Exercise details: From the entries that follow, gather each line holding the word "this".

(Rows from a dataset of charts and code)
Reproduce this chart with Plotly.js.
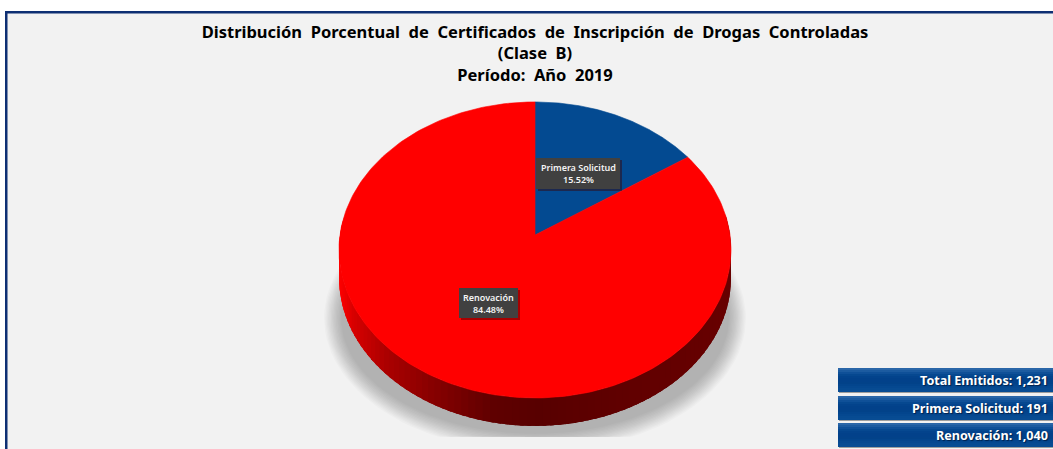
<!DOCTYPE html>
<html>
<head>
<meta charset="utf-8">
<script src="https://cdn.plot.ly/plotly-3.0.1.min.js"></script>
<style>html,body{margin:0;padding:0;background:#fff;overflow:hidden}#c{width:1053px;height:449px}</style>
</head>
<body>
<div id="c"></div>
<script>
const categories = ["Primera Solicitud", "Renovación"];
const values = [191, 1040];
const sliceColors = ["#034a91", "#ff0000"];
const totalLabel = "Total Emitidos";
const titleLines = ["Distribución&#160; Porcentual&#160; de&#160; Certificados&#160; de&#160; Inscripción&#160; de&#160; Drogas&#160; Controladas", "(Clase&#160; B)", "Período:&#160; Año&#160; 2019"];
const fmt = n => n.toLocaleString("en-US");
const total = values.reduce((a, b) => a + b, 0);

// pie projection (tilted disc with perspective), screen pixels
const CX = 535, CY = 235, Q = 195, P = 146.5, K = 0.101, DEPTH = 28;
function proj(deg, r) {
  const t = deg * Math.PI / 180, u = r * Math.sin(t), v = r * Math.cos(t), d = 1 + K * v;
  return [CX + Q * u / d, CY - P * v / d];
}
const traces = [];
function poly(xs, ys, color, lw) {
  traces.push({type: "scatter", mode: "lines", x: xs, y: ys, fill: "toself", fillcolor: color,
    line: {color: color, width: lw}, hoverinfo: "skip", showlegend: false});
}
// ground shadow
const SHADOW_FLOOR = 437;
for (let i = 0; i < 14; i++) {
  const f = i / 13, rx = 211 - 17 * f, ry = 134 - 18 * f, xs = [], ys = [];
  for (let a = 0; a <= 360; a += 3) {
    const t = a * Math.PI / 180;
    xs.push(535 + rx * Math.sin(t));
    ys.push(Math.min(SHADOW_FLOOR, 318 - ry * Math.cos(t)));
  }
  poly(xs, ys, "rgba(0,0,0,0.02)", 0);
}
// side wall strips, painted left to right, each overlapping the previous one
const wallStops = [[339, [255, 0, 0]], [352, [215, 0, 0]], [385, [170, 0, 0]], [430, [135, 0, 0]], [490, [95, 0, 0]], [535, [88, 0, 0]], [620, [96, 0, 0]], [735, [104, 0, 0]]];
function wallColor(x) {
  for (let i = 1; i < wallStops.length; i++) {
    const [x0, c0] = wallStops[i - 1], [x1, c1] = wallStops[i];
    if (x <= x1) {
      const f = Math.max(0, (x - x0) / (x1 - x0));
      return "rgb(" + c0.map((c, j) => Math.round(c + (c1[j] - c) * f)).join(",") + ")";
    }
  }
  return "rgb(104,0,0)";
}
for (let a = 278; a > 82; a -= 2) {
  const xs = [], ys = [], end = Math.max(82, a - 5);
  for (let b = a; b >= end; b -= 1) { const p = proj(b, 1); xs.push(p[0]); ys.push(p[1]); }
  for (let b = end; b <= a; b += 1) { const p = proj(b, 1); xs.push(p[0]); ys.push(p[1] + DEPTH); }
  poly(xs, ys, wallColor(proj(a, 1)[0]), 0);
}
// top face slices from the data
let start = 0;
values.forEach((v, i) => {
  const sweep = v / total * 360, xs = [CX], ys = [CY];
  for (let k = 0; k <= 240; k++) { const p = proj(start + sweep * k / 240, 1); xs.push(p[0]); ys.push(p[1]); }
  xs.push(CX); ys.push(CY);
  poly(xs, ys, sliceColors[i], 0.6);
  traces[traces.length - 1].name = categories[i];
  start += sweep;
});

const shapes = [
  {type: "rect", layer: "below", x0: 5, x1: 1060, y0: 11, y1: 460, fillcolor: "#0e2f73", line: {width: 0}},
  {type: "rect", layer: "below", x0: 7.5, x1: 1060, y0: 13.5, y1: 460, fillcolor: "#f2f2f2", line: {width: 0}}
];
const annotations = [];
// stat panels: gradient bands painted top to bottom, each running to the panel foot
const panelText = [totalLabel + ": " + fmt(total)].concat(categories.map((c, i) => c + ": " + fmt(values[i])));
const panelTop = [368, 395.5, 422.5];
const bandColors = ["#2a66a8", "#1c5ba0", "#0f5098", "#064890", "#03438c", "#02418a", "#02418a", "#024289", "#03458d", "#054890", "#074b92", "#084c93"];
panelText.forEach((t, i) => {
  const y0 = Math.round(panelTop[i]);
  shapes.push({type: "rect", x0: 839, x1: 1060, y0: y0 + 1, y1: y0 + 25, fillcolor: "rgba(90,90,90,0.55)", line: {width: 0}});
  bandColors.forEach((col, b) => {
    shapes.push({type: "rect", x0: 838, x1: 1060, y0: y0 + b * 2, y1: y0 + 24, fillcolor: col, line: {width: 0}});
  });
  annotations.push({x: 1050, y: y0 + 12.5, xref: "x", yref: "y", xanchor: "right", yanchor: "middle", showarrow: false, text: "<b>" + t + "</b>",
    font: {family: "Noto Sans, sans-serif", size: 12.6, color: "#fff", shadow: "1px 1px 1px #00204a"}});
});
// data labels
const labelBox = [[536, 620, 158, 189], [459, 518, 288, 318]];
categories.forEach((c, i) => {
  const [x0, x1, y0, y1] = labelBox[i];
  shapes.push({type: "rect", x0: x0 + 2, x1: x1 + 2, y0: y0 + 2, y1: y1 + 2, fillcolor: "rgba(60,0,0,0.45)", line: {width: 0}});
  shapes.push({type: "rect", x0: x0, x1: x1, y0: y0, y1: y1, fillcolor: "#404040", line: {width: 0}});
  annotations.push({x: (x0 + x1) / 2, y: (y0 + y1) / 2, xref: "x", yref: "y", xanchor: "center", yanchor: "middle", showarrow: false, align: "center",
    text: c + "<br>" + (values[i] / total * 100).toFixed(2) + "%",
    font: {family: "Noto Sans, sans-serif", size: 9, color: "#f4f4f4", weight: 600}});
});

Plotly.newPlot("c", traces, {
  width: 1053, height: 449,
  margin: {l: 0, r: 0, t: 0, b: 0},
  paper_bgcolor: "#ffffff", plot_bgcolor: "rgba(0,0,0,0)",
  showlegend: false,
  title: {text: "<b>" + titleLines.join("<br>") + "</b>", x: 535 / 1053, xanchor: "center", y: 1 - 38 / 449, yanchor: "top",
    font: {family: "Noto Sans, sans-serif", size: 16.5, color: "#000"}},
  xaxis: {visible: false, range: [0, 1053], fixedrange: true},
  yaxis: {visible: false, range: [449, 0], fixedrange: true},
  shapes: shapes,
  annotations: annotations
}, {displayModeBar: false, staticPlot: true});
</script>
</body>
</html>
* * *
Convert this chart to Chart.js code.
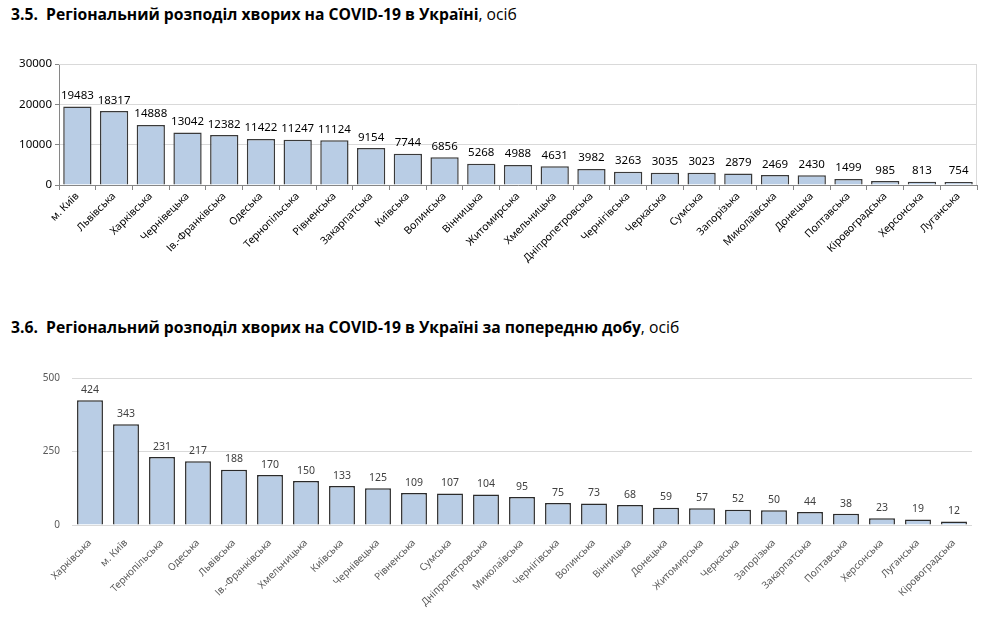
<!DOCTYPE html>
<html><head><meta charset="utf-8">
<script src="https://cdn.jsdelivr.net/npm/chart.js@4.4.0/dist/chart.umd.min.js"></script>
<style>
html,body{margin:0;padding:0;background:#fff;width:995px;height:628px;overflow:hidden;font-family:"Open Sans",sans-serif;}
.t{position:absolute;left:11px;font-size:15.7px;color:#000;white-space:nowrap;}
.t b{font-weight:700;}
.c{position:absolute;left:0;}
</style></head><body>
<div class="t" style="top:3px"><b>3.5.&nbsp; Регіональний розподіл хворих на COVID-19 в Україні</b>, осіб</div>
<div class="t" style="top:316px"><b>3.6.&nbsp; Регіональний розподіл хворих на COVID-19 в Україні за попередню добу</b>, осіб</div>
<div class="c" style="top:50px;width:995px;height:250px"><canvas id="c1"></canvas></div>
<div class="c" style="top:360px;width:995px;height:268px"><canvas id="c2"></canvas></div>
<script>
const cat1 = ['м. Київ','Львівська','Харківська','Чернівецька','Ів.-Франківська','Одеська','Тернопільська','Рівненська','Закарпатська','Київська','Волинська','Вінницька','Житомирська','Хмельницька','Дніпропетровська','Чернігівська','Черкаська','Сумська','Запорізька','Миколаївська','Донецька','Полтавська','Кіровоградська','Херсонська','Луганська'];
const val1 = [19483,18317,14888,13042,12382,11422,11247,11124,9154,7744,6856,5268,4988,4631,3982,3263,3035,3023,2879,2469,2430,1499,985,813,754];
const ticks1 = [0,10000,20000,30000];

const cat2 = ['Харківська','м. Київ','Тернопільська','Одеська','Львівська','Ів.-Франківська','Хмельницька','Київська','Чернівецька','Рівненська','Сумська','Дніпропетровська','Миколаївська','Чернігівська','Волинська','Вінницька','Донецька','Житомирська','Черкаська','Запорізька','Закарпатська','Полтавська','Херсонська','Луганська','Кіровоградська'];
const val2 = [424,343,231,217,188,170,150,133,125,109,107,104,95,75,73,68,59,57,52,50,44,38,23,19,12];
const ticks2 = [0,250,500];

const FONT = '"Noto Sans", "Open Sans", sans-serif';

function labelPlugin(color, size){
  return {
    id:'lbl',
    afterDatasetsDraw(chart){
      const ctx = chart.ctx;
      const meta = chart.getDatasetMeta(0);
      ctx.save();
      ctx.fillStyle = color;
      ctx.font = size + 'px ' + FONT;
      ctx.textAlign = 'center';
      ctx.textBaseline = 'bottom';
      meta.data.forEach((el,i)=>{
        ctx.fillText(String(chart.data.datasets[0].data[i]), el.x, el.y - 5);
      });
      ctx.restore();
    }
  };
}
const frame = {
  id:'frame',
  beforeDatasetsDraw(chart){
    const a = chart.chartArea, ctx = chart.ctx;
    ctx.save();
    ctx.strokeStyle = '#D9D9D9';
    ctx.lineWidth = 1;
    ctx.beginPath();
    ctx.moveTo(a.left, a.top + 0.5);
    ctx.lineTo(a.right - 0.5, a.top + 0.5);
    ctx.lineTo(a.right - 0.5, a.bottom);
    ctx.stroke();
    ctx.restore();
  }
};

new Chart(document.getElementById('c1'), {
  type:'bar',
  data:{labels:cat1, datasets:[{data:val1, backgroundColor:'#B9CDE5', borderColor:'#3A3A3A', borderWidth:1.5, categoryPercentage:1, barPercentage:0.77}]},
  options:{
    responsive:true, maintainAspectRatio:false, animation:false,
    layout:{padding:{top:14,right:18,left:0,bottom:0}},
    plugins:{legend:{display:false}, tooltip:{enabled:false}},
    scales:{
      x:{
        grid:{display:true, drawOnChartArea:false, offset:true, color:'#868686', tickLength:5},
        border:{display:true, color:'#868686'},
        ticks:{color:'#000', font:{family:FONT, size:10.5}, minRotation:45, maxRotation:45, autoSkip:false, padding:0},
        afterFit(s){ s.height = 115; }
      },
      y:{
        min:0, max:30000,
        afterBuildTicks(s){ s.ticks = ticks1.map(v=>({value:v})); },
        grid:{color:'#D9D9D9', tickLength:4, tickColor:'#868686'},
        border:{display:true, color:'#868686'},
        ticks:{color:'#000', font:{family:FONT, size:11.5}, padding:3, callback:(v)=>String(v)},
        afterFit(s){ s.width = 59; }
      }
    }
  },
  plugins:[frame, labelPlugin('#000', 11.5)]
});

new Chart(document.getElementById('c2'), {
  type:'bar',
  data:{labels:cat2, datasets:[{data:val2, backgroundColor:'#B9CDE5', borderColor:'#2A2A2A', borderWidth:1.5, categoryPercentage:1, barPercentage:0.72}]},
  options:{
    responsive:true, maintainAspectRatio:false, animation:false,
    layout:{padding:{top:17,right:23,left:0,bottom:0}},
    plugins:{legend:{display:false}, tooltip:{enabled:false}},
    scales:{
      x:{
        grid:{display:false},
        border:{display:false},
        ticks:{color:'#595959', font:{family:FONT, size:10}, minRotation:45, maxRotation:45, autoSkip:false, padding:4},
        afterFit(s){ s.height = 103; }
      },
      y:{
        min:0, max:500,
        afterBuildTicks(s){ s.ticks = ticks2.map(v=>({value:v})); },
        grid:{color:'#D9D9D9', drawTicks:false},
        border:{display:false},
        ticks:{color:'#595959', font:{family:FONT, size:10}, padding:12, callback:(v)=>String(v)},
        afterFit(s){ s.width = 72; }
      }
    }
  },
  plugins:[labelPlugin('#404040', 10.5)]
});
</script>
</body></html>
==
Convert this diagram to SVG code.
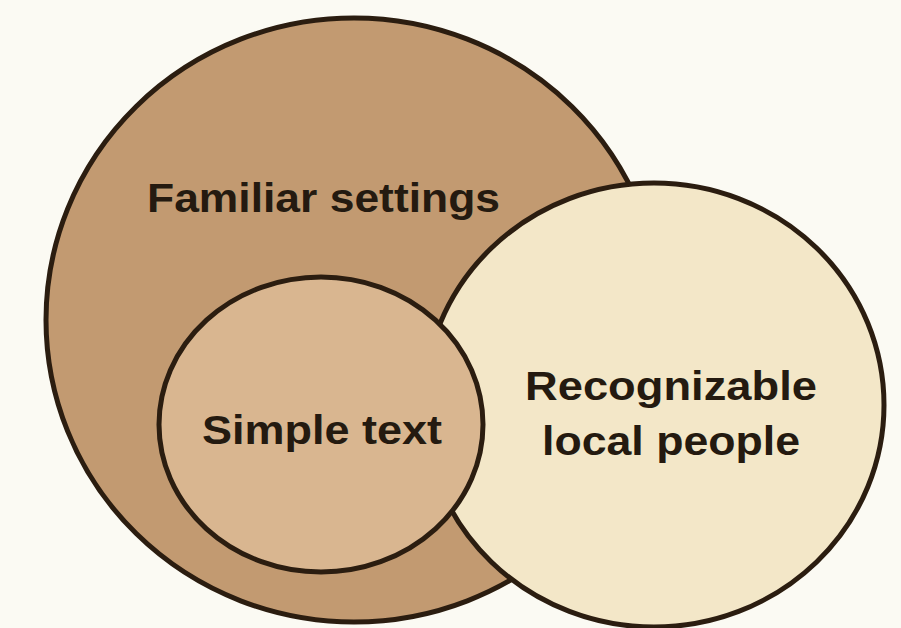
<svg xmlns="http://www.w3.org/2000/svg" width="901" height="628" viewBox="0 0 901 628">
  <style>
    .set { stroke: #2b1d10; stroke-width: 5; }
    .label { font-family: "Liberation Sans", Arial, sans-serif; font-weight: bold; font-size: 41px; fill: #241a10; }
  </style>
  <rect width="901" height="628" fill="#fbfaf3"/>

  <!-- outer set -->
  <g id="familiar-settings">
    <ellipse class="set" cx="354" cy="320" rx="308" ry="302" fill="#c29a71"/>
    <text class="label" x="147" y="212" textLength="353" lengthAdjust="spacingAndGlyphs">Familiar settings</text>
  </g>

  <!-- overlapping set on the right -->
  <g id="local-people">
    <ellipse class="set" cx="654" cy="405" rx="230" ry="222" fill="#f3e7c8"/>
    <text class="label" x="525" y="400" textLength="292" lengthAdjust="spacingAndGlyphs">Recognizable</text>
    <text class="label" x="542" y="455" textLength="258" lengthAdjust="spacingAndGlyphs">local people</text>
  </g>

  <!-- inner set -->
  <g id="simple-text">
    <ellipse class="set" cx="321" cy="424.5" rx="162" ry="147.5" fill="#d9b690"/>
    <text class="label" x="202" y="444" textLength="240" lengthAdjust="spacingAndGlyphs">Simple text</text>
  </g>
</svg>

Reply to the exercise:
Reproduce this chart with Plotly.js.
Convert this chart to Chart.js code.
Convert this diagram to SVG code.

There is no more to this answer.